→ **Available data**
## START
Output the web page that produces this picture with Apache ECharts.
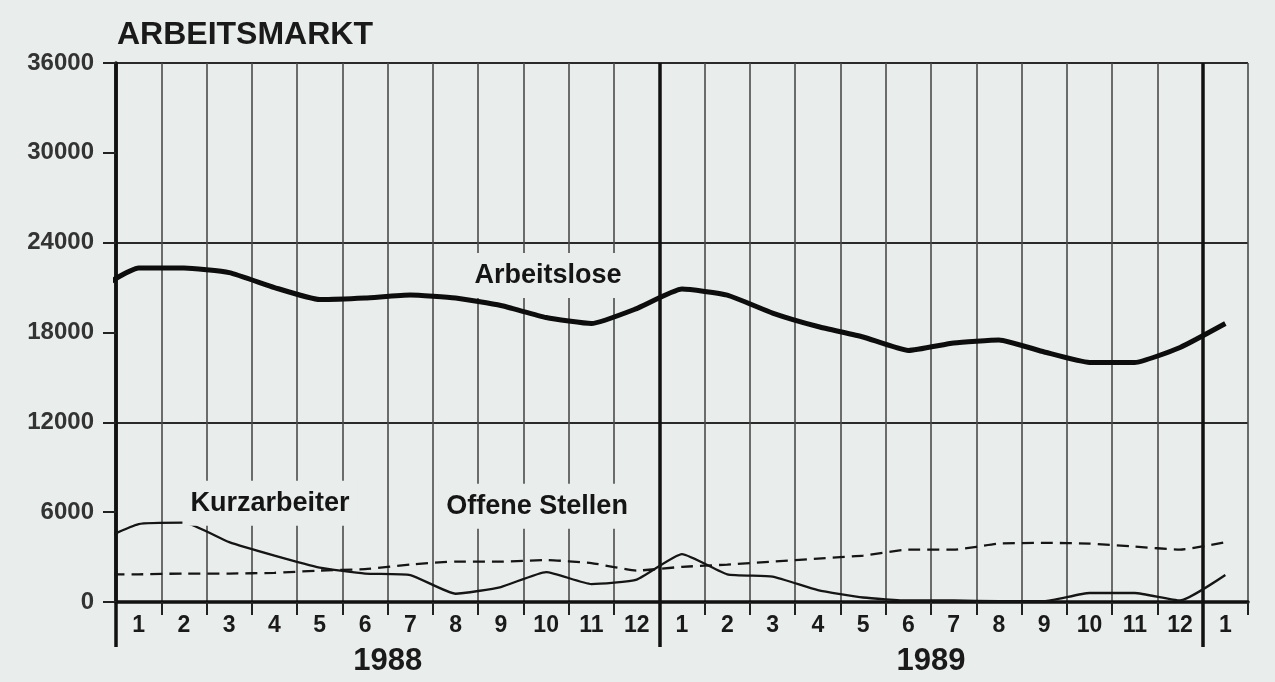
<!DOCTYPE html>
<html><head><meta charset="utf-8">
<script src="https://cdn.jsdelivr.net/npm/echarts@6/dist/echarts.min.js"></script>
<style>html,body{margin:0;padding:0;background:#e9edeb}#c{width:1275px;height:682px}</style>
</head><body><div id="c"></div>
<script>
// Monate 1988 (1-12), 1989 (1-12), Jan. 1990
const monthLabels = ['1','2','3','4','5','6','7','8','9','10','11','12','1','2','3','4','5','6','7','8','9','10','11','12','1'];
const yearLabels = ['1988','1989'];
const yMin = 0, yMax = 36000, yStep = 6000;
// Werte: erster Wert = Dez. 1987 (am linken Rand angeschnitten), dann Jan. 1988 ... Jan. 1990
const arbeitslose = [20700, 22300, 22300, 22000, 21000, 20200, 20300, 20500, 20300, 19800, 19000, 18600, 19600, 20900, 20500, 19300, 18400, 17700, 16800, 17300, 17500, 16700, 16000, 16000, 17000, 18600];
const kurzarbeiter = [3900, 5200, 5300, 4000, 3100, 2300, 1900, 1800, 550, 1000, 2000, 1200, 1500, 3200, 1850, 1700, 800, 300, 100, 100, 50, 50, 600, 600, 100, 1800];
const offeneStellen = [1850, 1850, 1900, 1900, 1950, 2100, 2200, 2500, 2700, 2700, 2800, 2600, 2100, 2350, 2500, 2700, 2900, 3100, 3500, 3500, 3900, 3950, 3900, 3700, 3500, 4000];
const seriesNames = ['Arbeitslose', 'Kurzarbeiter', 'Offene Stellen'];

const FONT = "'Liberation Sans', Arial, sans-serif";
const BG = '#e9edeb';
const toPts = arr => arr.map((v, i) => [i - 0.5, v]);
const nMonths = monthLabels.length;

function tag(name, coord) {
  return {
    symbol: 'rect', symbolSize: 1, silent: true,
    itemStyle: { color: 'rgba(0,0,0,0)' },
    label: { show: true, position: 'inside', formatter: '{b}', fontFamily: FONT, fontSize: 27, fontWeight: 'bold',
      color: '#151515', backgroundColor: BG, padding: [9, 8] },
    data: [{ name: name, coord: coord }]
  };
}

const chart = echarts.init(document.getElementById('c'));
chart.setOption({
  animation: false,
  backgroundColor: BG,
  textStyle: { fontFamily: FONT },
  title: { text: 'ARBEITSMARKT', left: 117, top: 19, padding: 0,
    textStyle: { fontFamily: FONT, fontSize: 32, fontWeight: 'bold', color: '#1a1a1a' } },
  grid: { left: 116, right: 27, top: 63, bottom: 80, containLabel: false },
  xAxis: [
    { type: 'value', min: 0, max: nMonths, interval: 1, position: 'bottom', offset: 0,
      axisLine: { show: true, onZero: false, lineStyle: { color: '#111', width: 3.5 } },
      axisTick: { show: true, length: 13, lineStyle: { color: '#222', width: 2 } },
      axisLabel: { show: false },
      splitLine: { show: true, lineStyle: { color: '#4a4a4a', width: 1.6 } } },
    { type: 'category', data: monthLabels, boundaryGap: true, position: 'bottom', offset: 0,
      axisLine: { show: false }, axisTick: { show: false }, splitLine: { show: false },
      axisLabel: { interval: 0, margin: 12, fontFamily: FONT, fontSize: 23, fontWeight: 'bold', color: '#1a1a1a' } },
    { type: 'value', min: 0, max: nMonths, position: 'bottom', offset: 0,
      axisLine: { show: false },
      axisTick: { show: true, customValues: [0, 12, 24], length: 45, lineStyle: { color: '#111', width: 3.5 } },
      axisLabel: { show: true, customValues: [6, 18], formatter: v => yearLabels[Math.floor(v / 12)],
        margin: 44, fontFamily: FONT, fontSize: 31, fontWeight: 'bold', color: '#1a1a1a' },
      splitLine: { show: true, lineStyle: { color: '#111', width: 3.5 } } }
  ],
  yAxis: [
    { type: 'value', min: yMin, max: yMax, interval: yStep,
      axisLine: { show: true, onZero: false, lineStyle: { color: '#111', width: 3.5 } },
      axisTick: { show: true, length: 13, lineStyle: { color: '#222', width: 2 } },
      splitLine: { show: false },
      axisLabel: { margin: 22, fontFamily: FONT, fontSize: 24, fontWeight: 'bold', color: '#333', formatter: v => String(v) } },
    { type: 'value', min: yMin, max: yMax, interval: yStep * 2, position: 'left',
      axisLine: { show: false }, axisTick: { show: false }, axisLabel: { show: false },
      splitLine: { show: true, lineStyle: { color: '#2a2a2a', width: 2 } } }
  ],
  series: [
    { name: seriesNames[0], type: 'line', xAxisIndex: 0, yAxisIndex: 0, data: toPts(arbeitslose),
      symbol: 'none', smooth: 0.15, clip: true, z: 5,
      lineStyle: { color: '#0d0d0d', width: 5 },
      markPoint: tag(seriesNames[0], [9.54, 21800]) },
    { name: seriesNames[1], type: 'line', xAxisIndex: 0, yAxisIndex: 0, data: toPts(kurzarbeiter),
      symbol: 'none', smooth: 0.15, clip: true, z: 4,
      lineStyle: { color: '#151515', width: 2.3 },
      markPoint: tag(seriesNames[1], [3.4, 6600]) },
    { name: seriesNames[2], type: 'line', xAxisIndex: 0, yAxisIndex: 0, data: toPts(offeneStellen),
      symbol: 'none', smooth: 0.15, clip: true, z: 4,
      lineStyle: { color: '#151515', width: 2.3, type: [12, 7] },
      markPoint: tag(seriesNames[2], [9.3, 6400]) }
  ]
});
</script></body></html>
## END
→ **The problem**
Return each line from the material above exactly, but not the pictures.

→ **Answer to this problem**
Output the web page that produces this picture with Apache ECharts.
<!DOCTYPE html>
<html><head><meta charset="utf-8">
<script src="https://cdn.jsdelivr.net/npm/echarts@6/dist/echarts.min.js"></script>
<style>html,body{margin:0;padding:0;background:#e9edeb}#c{width:1275px;height:682px}</style>
</head><body><div id="c"></div>
<script>
// Monate 1988 (1-12), 1989 (1-12), Jan. 1990
const monthLabels = ['1','2','3','4','5','6','7','8','9','10','11','12','1','2','3','4','5','6','7','8','9','10','11','12','1'];
const yearLabels = ['1988','1989'];
const yMin = 0, yMax = 36000, yStep = 6000;
// Werte: erster Wert = Dez. 1987 (am linken Rand angeschnitten), dann Jan. 1988 ... Jan. 1990
const arbeitslose = [20700, 22300, 22300, 22000, 21000, 20200, 20300, 20500, 20300, 19800, 19000, 18600, 19600, 20900, 20500, 19300, 18400, 17700, 16800, 17300, 17500, 16700, 16000, 16000, 17000, 18600];
const kurzarbeiter = [3900, 5200, 5300, 4000, 3100, 2300, 1900, 1800, 550, 1000, 2000, 1200, 1500, 3200, 1850, 1700, 800, 300, 100, 100, 50, 50, 600, 600, 100, 1800];
const offeneStellen = [1850, 1850, 1900, 1900, 1950, 2100, 2200, 2500, 2700, 2700, 2800, 2600, 2100, 2350, 2500, 2700, 2900, 3100, 3500, 3500, 3900, 3950, 3900, 3700, 3500, 4000];
const seriesNames = ['Arbeitslose', 'Kurzarbeiter', 'Offene Stellen'];

const FONT = "'Liberation Sans', Arial, sans-serif";
const BG = '#e9edeb';
const toPts = arr => arr.map((v, i) => [i - 0.5, v]);
const nMonths = monthLabels.length;

function tag(name, coord) {
  return {
    symbol: 'rect', symbolSize: 1, silent: true,
    itemStyle: { color: 'rgba(0,0,0,0)' },
    label: { show: true, position: 'inside', formatter: '{b}', fontFamily: FONT, fontSize: 27, fontWeight: 'bold',
      color: '#151515', backgroundColor: BG, padding: [9, 8] },
    data: [{ name: name, coord: coord }]
  };
}

const chart = echarts.init(document.getElementById('c'));
chart.setOption({
  animation: false,
  backgroundColor: BG,
  textStyle: { fontFamily: FONT },
  title: { text: 'ARBEITSMARKT', left: 117, top: 19, padding: 0,
    textStyle: { fontFamily: FONT, fontSize: 32, fontWeight: 'bold', color: '#1a1a1a' } },
  grid: { left: 116, right: 27, top: 63, bottom: 80, containLabel: false },
  xAxis: [
    { type: 'value', min: 0, max: nMonths, interval: 1, position: 'bottom', offset: 0,
      axisLine: { show: true, onZero: false, lineStyle: { color: '#111', width: 3.5 } },
      axisTick: { show: true, length: 13, lineStyle: { color: '#222', width: 2 } },
      axisLabel: { show: false },
      splitLine: { show: true, lineStyle: { color: '#4a4a4a', width: 1.6 } } },
    { type: 'category', data: monthLabels, boundaryGap: true, position: 'bottom', offset: 0,
      axisLine: { show: false }, axisTick: { show: false }, splitLine: { show: false },
      axisLabel: { interval: 0, margin: 12, fontFamily: FONT, fontSize: 23, fontWeight: 'bold', color: '#1a1a1a' } },
    { type: 'value', min: 0, max: nMonths, position: 'bottom', offset: 0,
      axisLine: { show: false },
      axisTick: { show: true, customValues: [0, 12, 24], length: 45, lineStyle: { color: '#111', width: 3.5 } },
      axisLabel: { show: true, customValues: [6, 18], formatter: v => yearLabels[Math.floor(v / 12)],
        margin: 44, fontFamily: FONT, fontSize: 31, fontWeight: 'bold', color: '#1a1a1a' },
      splitLine: { show: true, lineStyle: { color: '#111', width: 3.5 } } }
  ],
  yAxis: [
    { type: 'value', min: yMin, max: yMax, interval: yStep,
      axisLine: { show: true, onZero: false, lineStyle: { color: '#111', width: 3.5 } },
      axisTick: { show: true, length: 13, lineStyle: { color: '#222', width: 2 } },
      splitLine: { show: false },
      axisLabel: { margin: 22, fontFamily: FONT, fontSize: 24, fontWeight: 'bold', color: '#333', formatter: v => String(v) } },
    { type: 'value', min: yMin, max: yMax, interval: yStep * 2, position: 'left',
      axisLine: { show: false }, axisTick: { show: false }, axisLabel: { show: false },
      splitLine: { show: true, lineStyle: { color: '#2a2a2a', width: 2 } } }
  ],
  series: [
    { name: seriesNames[0], type: 'line', xAxisIndex: 0, yAxisIndex: 0, data: toPts(arbeitslose),
      symbol: 'none', smooth: 0.15, clip: true, z: 5,
      lineStyle: { color: '#0d0d0d', width: 5 },
      markPoint: tag(seriesNames[0], [9.54, 21800]) },
    { name: seriesNames[1], type: 'line', xAxisIndex: 0, yAxisIndex: 0, data: toPts(kurzarbeiter),
      symbol: 'none', smooth: 0.15, clip: true, z: 4,
      lineStyle: { color: '#151515', width: 2.3 },
      markPoint: tag(seriesNames[1], [3.4, 6600]) },
    { name: seriesNames[2], type: 'line', xAxisIndex: 0, yAxisIndex: 0, data: toPts(offeneStellen),
      symbol: 'none', smooth: 0.15, clip: true, z: 4,
      lineStyle: { color: '#151515', width: 2.3, type: [12, 7] },
      markPoint: tag(seriesNames[2], [9.3, 6400]) }
  ]
});
</script></body></html>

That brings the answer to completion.